Instructions to follow :: Leave out the pictures, then output the lines of the records below from the first through the one containing "plt.rcParams['hatch.linewidth'] = 1.6".

Material to process ::
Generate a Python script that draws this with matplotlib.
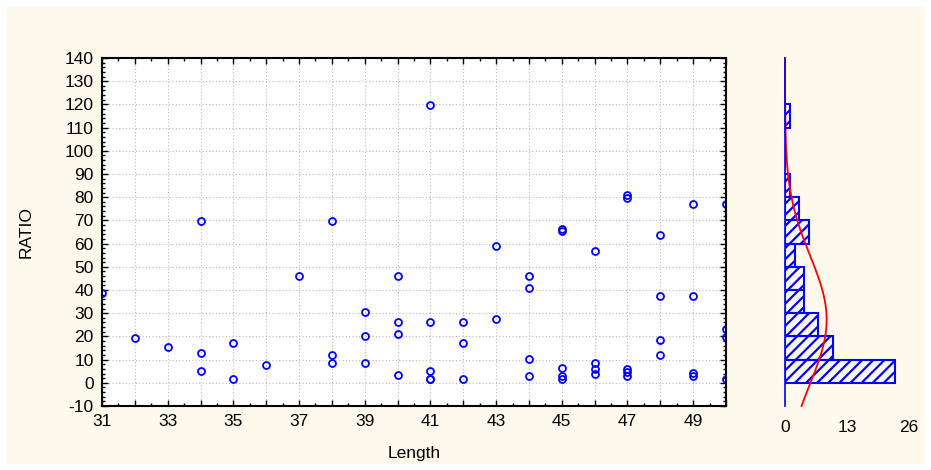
import numpy as np
import matplotlib
matplotlib.use("Agg")
import matplotlib.pyplot as plt
from matplotlib.patches import Rectangle
from matplotlib.ticker import MultipleLocator

plt.rcParams['font.family'] = ['Liberation Sans', 'DejaVu Sans']
plt.rcParams['axes.unicode_minus'] = False
plt.rcParams['hatch.color'] = 'blue'
plt.rcParams['hatch.linewidth'] = 1.6

# Length / RATIO pairs
length = [31, 32, 33, 34, 34, 34, 35, 35, 36, 37,
          38, 38, 38, 39, 39, 39, 40, 40, 40, 40,
          41, 41, 41, 41, 41, 42, 42, 42, 43, 43,
          44, 44, 44, 44, 45, 45, 45, 45, 45, 46,
          46, 46, 46, 47, 47, 47, 47, 47, 48, 48,
          48, 48, 49, 49, 49, 49, 50, 50, 50, 50]
ratio = [38.6, 19.3, 15.6, 69.6, 12.7, 4.9, 17.3, 1.7, 7.5, 46.1,
         69.6, 12.1, 8.5, 30.5, 20.2, 8.5, 46.1, 26.2, 21.0, 3.2,
         119.7, 26.2, 5.2, 1.7, 1.8, 26.2, 17.3, 1.7, 58.8, 27.7,
         46.1, 40.9, 10.1, 2.9, 66.4, 65.4, 6.3, 2.9, 1.7, 57.0,
         8.6, 6.0, 4.0, 80.8, 79.8, 5.8, 4.6, 2.9, 63.5, 37.2,
         18.4, 12.1, 77.2, 37.2, 4.3, 2.9, 77.2, 23.0, 19.6, 1.7]

x_ticks = [31, 33, 35, 37, 39, 41, 43, 45, 47, 49]
y_ticks = list(range(-10, 141, 10))
hist_bins = list(range(0, 130, 10))
hist_ticks = [0, 13, 26]

fs = 12.5
cream = '#fef9ed'
fig = plt.figure(figsize=(9.31, 4.70), dpi=100, facecolor='white')
fig.patches.append(Rectangle((6 / 931, 6 / 470), 919 / 931, 458 / 470,
                             transform=fig.transFigure, facecolor=cream,
                             edgecolor='none', zorder=-10))

# main scatter
ax = fig.add_axes([102 / 931, 1 - 406 / 470, 624 / 931, 348 / 470])
ax.set_facecolor('white')
ax.plot(length, ratio, 'o', ms=5, mfc='none', mec='blue', mew=1.3)
ax.set_xlim(31, 50)
ax.set_ylim(-10, 140)
ax.set_yticks(y_ticks)
ax.set_xticks(range(31, 51))
ax.set_xticklabels([str(v) if v in x_ticks else '' for v in range(31, 51)])
ax.xaxis.set_minor_locator(MultipleLocator(0.5))
ax.yaxis.set_minor_locator(MultipleLocator(2))
ax.grid(True, which='major', color='#b8b8b8', ls=(0, (1, 2)), lw=0.8)
ax.tick_params(which='both', direction='in', top=True, right=True,
               labelsize=fs, pad=6)
ax.tick_params(which='major', length=4, width=1)
ax.tick_params(which='minor', length=2, width=1)
for s in ax.spines.values():
    s.set_linewidth(1.5)
ax.set_xlabel('Length', fontsize=fs, labelpad=12)
ax.set_ylabel('RATIO', fontsize=fs, labelpad=22)

# side histogram with normal fit
hx = fig.add_axes([785 / 931, 1 - 406 / 470, 124 / 931, 348 / 470])
hx.set_facecolor('none')
hx.hist(ratio, bins=hist_bins, orientation='horizontal', facecolor='none',
        edgecolor='blue', linewidth=1.5, hatch='///')
r = np.array(ratio)
mu, sd = r.mean(), r.std(ddof=1)
yy = np.linspace(-10, 140, 300)
dens = len(r) * 10 * np.exp(-0.5 * ((yy - mu) / sd) ** 2) / (sd * np.sqrt(2 * np.pi))
hx.plot(dens, yy, color='red', lw=1.3, clip_on=False)
hx.set_xlim(0, 26)
hx.set_ylim(-10, 140)
hx.set_xticks(hist_ticks)
hx.set_yticks([])
hx.tick_params(axis='x', length=0, labelsize=fs, pad=10)
for k in ['top', 'right', 'bottom']:
    hx.spines[k].set_visible(False)
hx.spines['left'].set_color('blue')
hx.spines['left'].set_linewidth(1.2)

fig.savefig('out.png', dpi=100, facecolor=fig.get_facecolor())
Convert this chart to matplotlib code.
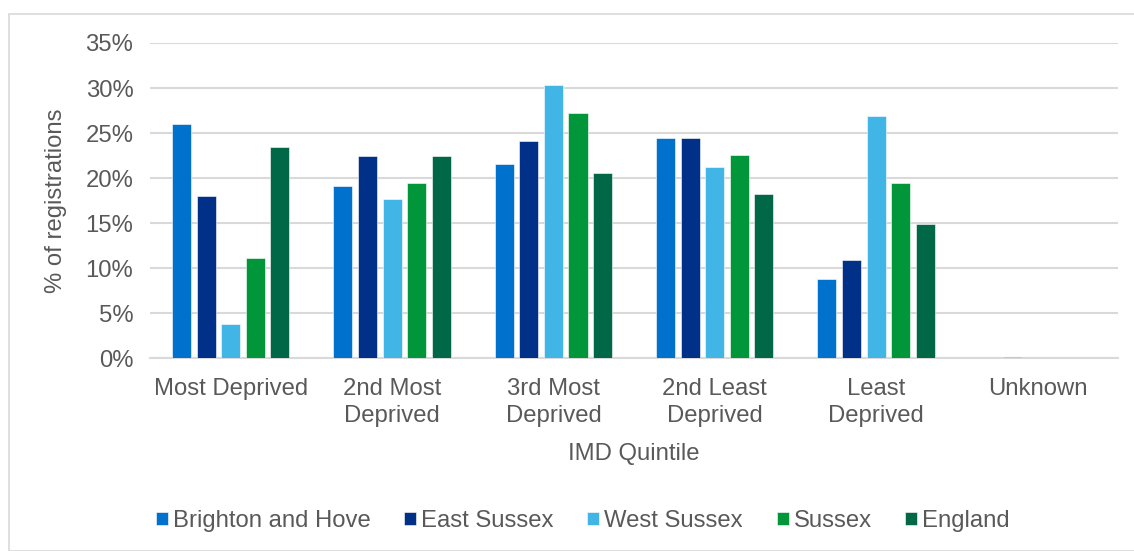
import numpy as np
import matplotlib
matplotlib.use("Agg")
import matplotlib.pyplot as plt
from matplotlib.patches import Rectangle

# values (% of registrations)
quintiles = ['Most Deprived', '2nd Most\nDeprived', '3rd Most\nDeprived',
             '2nd Least\nDeprived', 'Least\nDeprived', 'Unknown']
areas = ['Brighton and Hove', 'East Sussex', 'West Sussex', 'Sussex', 'England']
brighton = [26.0, 19.1, 21.6, 24.4, 8.8, 0.0]
east_sussex = [18.0, 22.5, 24.1, 24.4, 10.9, 0.1]
west_sussex = [3.8, 17.7, 30.3, 21.2, 26.9, 0.0]
sussex = [11.1, 19.4, 27.2, 22.6, 19.4, 0.0]
england = [23.5, 22.4, 20.6, 18.2, 14.9, 0.0]
colours = ['#0072CE', '#003087', '#41B6E6', '#009639', '#006747']

plt.rcParams['font.family'] = ['Liberation Sans', 'DejaVu Sans']
grey = '#595959'
fs = 17.2

fig = plt.figure(figsize=(11.34, 5.51), dpi=100)
ax = fig.add_axes([0.1323, 0.350, 0.8537, 0.572])

# light border round the whole chart
fig.patches.append(Rectangle((9 / 1134, 0.0), 1.0, 1 - 14 / 551, transform=fig.transFigure,
                             fill=False, edgecolor='#D9D9D9', linewidth=1.2))

x = np.arange(len(quintiles))
step = 0.1525
width = 0.118
series = [brighton, east_sussex, west_sussex, sussex, england]
for i, (name, vals) in enumerate(zip(areas, series)):
    ax.bar(x + (i - 2) * step, vals, width, color=colours[i], label=name,
           edgecolor='white', linewidth=0.4, zorder=3)

ax.set_xlim(-0.5, len(quintiles) - 0.5)
ax.set_ylim(0, 35)
ax.set_yticks(np.arange(0, 36, 5))
ax.set_yticklabels([f'{v}%' for v in range(0, 36, 5)])
ax.set_xticks(x)
ax.set_xticklabels(quintiles, linespacing=1.3)
ax.tick_params(axis='both', length=0, colors=grey, labelsize=fs)
ax.tick_params(axis='x', pad=14)
ax.tick_params(axis='y', pad=12)
ax.yaxis.grid(True, color='#D9D9D9', linewidth=1.5, zorder=0)
ax.set_axisbelow(True)
for s in ['top', 'right', 'left']:
    ax.spines[s].set_visible(False)
ax.spines['bottom'].set_color('#D9D9D9')
ax.spines['bottom'].set_linewidth(1.5)

ax.set_ylabel('% of registrations', fontsize=fs, color=grey, labelpad=13)
ax.set_xlabel('IMD Quintile', fontsize=fs, color=grey, labelpad=12)

leg = fig.legend(loc='center', bbox_to_anchor=(0.514, 1 - 521 / 551), ncol=5,
                 frameon=False, fontsize=fs, handlelength=0.5, handleheight=0.5,
                 handletextpad=0.2, columnspacing=1.42)
for t in leg.get_texts():
    t.set_color(grey)

fig.savefig('out.png', dpi=100)
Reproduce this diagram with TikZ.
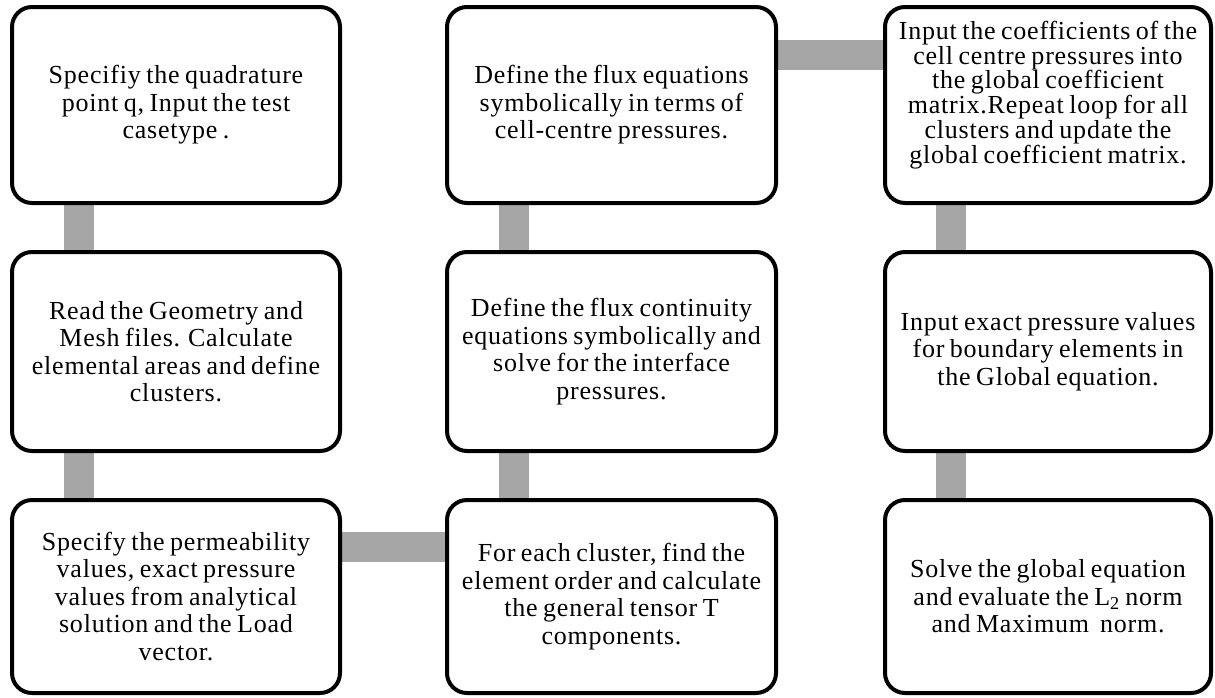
\documentclass[tikz,border=0pt]{standalone}
\usepackage{fontspec}
\setmainfont{Liberation Serif}[LetterSpace=3,WordSpace=0.75]
\usetikzlibrary{backgrounds}
\definecolor{barcol}{RGB}{166,166,166}
\tikzset{
  stepbox/.style={draw=black, line width=4pt, rounded corners=20pt, fill=white,
    rectangle, align=center, inner sep=0pt,
    font=\fontsize{26}{27.5}\selectfont},
  bar/.style={draw=barcol, line width=30pt}
}
\begin{document}
\begin{tikzpicture}[x=1pt,y=-1pt]
\useasboundingbox (0,0) rectangle (1215,697);
% column 1
\node[stepbox, minimum width=328pt, minimum height=196pt] (n1) at (176,105)
  {Specifiy the quadrature\\ point q, Input the test\\ casetype .};
\node[stepbox, minimum width=328pt, minimum height=199pt] (n2) at (176,351.5)
  {Read the Geometry and\\ Mesh files. Calculate\\ elemental areas and define\\ clusters.};
\node[stepbox, minimum width=328pt, minimum height=193pt] (n3) at (176,596.5)
  {Specify the permeability\\ values, exact pressure\\ values from analytical\\ solution and the Load\\ vector.};
% column 2
\node[stepbox, minimum width=329pt, minimum height=193pt] (n4) at (611.5,596.5)
  {For each cluster, find the\\ element order and calculate\\ the general tensor T\\ components.};
\node[stepbox, minimum width=329pt, minimum height=199pt] (n5) at (611.5,351.5)
  {Define the flux continuity\\ equations symbolically and\\ solve for the interface\\ pressures.};
\node[stepbox, minimum width=329pt, minimum height=196pt] (n6) at (611.5,105)
  {Define the flux equations\\ symbolically in terms of\\ cell-centre pressures.};
% column 3
\node[stepbox, minimum width=326pt, minimum height=196pt, font=\fontsize{26}{23.3}\selectfont] (n7) at (1048,105) {};
\node[font=\fontsize{26}{23.3}\selectfont, align=center, inner sep=0pt] (t7) at ([yshift=10pt]n7.center)
  {Input the coefficients of the\\ cell centre pressures into\\ the global coefficient\\ matrix.Repeat loop for all\\ clusters and update the\\ global coefficient matrix.};
\node[stepbox, minimum width=326pt, minimum height=199pt] (n8) at (1048,351.5)
  {Input exact pressure values\\ for boundary elements in\\ the Global equation.};
\node[stepbox, minimum width=326pt, minimum height=193pt] (n9) at (1048,596.5)
  {Solve the global equation\\ and evaluate the L\textsubscript{2} norm\\ and Maximum\ \ norm.};
% connectors
\begin{scope}[on background layer]
\draw[bar] ([xshift=-97pt]n1.south) -- ([xshift=-97pt]n2.north);
\draw[bar] ([xshift=-97pt]n2.south) -- ([xshift=-97pt]n3.north);
\draw[bar] ([yshift=49.5pt]n3.east) -- ([yshift=49.5pt]n4.west);
\draw[bar] ([xshift=-97.5pt]n4.north) -- ([xshift=-97.5pt]n5.south);
\draw[bar] ([xshift=-97.5pt]n5.north) -- ([xshift=-97.5pt]n6.south);
\draw[bar] ([yshift=50.5pt]n6.east) -- ([yshift=50.5pt]n7.west);
\draw[bar] ([xshift=-97pt]n7.south) -- ([xshift=-97pt]n8.north);
\draw[bar] ([xshift=-97pt]n8.south) -- ([xshift=-97pt]n9.north);
\end{scope}
\end{tikzpicture}
\end{document}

Answer for the task ::
Generate a Python script that draws this with matplotlib.
import numpy as np
import matplotlib
matplotlib.use("Agg")
import matplotlib.pyplot as plt
from matplotlib.patches import Rectangle
from matplotlib.ticker import MultipleLocator

plt.rcParams['font.family'] = ['Liberation Sans', 'DejaVu Sans']
plt.rcParams['axes.unicode_minus'] = False
plt.rcParams['hatch.color'] = 'blue'
plt.rcParams['hatch.linewidth'] = 1.6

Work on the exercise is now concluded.